WHAT THE TASK ASKS:
Select each line where the word "chart" appears.
┌─ EXTRACTED INFORMATION
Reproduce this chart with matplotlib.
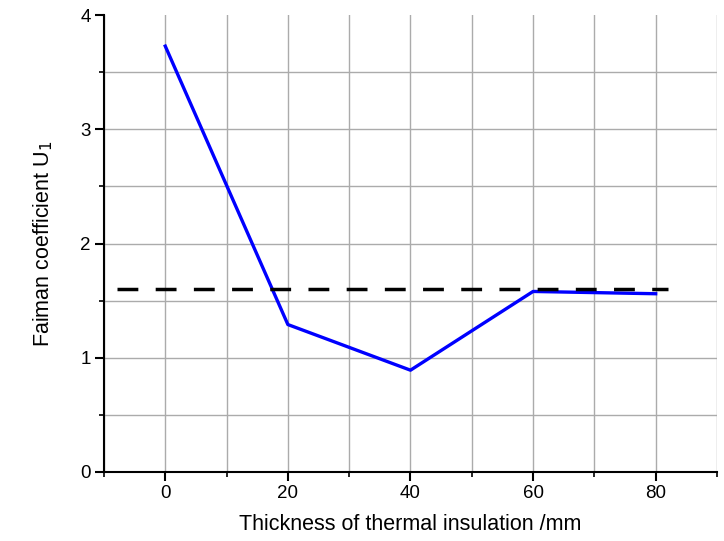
import matplotlib
matplotlib.use("Agg")
import matplotlib.pyplot as plt
from matplotlib.ticker import MultipleLocator

plt.rcParams['font.family'] = ['Liberation Sans', 'DejaVu Sans']

# data
thickness = [0, 20, 40, 60, 80]
faiman_u1 = [3.73, 1.29, 0.89, 1.58, 1.56]
reference_u1 = 1.6
ref_x = [-7.8, 82]

fig = plt.figure(figsize=(7.24, 5.41), dpi=100)
ax = fig.add_axes([0.1436, 0.128, 0.8467, 0.8437])

ax.plot(thickness, faiman_u1, color='#0000ff', linewidth=2.4, zorder=3)
ax.plot(ref_x, [reference_u1, reference_u1], color='black', linewidth=2.5,
        linestyle=(0, (6, 5)), zorder=4)

ax.set_xlim(-10, 90)
ax.set_ylim(0, 4)
ax.xaxis.set_major_locator(MultipleLocator(20))
ax.xaxis.set_minor_locator(MultipleLocator(10))
ax.yaxis.set_major_locator(MultipleLocator(1))
ax.yaxis.set_minor_locator(MultipleLocator(0.5))

ax.grid(True, which='both', color='#ababab', linewidth=1.0, zorder=0)
ax.set_axisbelow(True)

for side in ['top', 'right']:
    ax.spines[side].set_visible(False)
for side in ['left', 'bottom']:
    ax.spines[side].set_linewidth(1.5)

ax.tick_params(which='major', direction='out', length=6.5, width=1.5,
               labelsize=13.5, pad=3)
ax.tick_params(which='minor', direction='out', length=3.5, width=1.2)

ax.set_xlabel('Thickness of thermal insulation /mm', fontsize=15.5, labelpad=9)
ax.set_ylabel('Faiman coefficient U$_1$', fontsize=15.5, labelpad=18)

# no horizontal grid line along the top edge
fig.canvas.draw()
for t in ax.yaxis.get_major_ticks():
    if abs(t.get_loc() - 4) < 1e-9:
        t.gridline.set_visible(False)

fig.savefig('out.png', dpi=100)
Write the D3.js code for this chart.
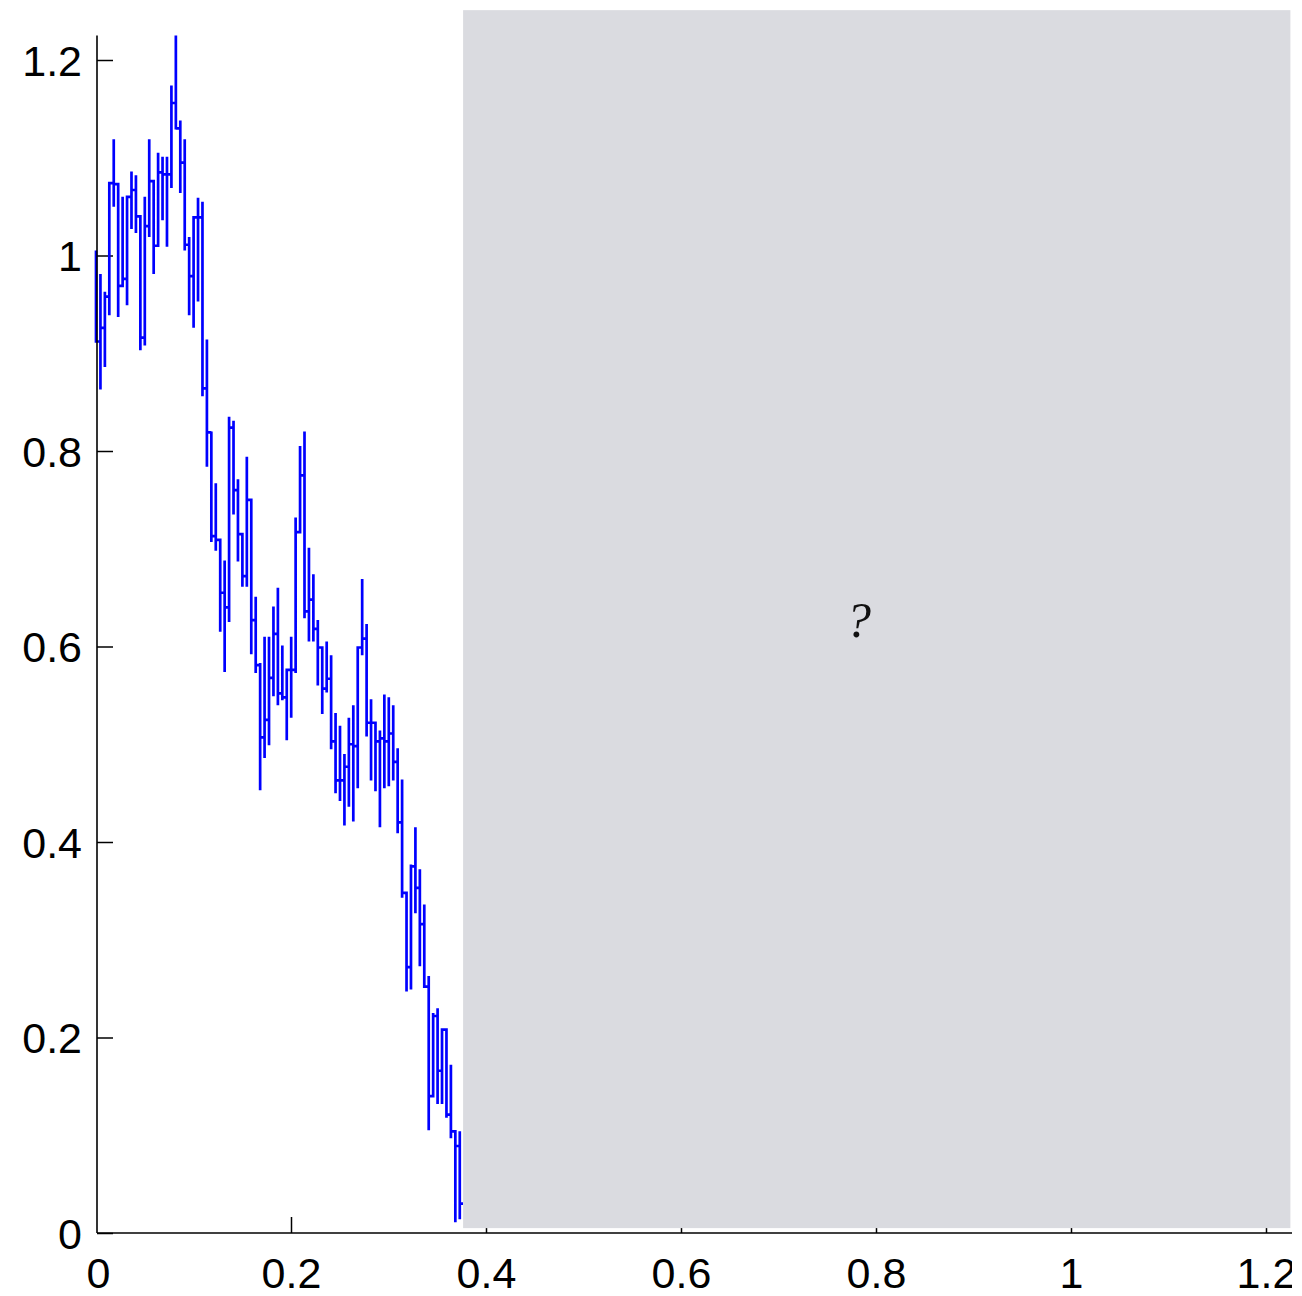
└─
OUTPUT FOR THIS TASK:
Reproduce this chart with matplotlib.
Write the D3.js code for this chart.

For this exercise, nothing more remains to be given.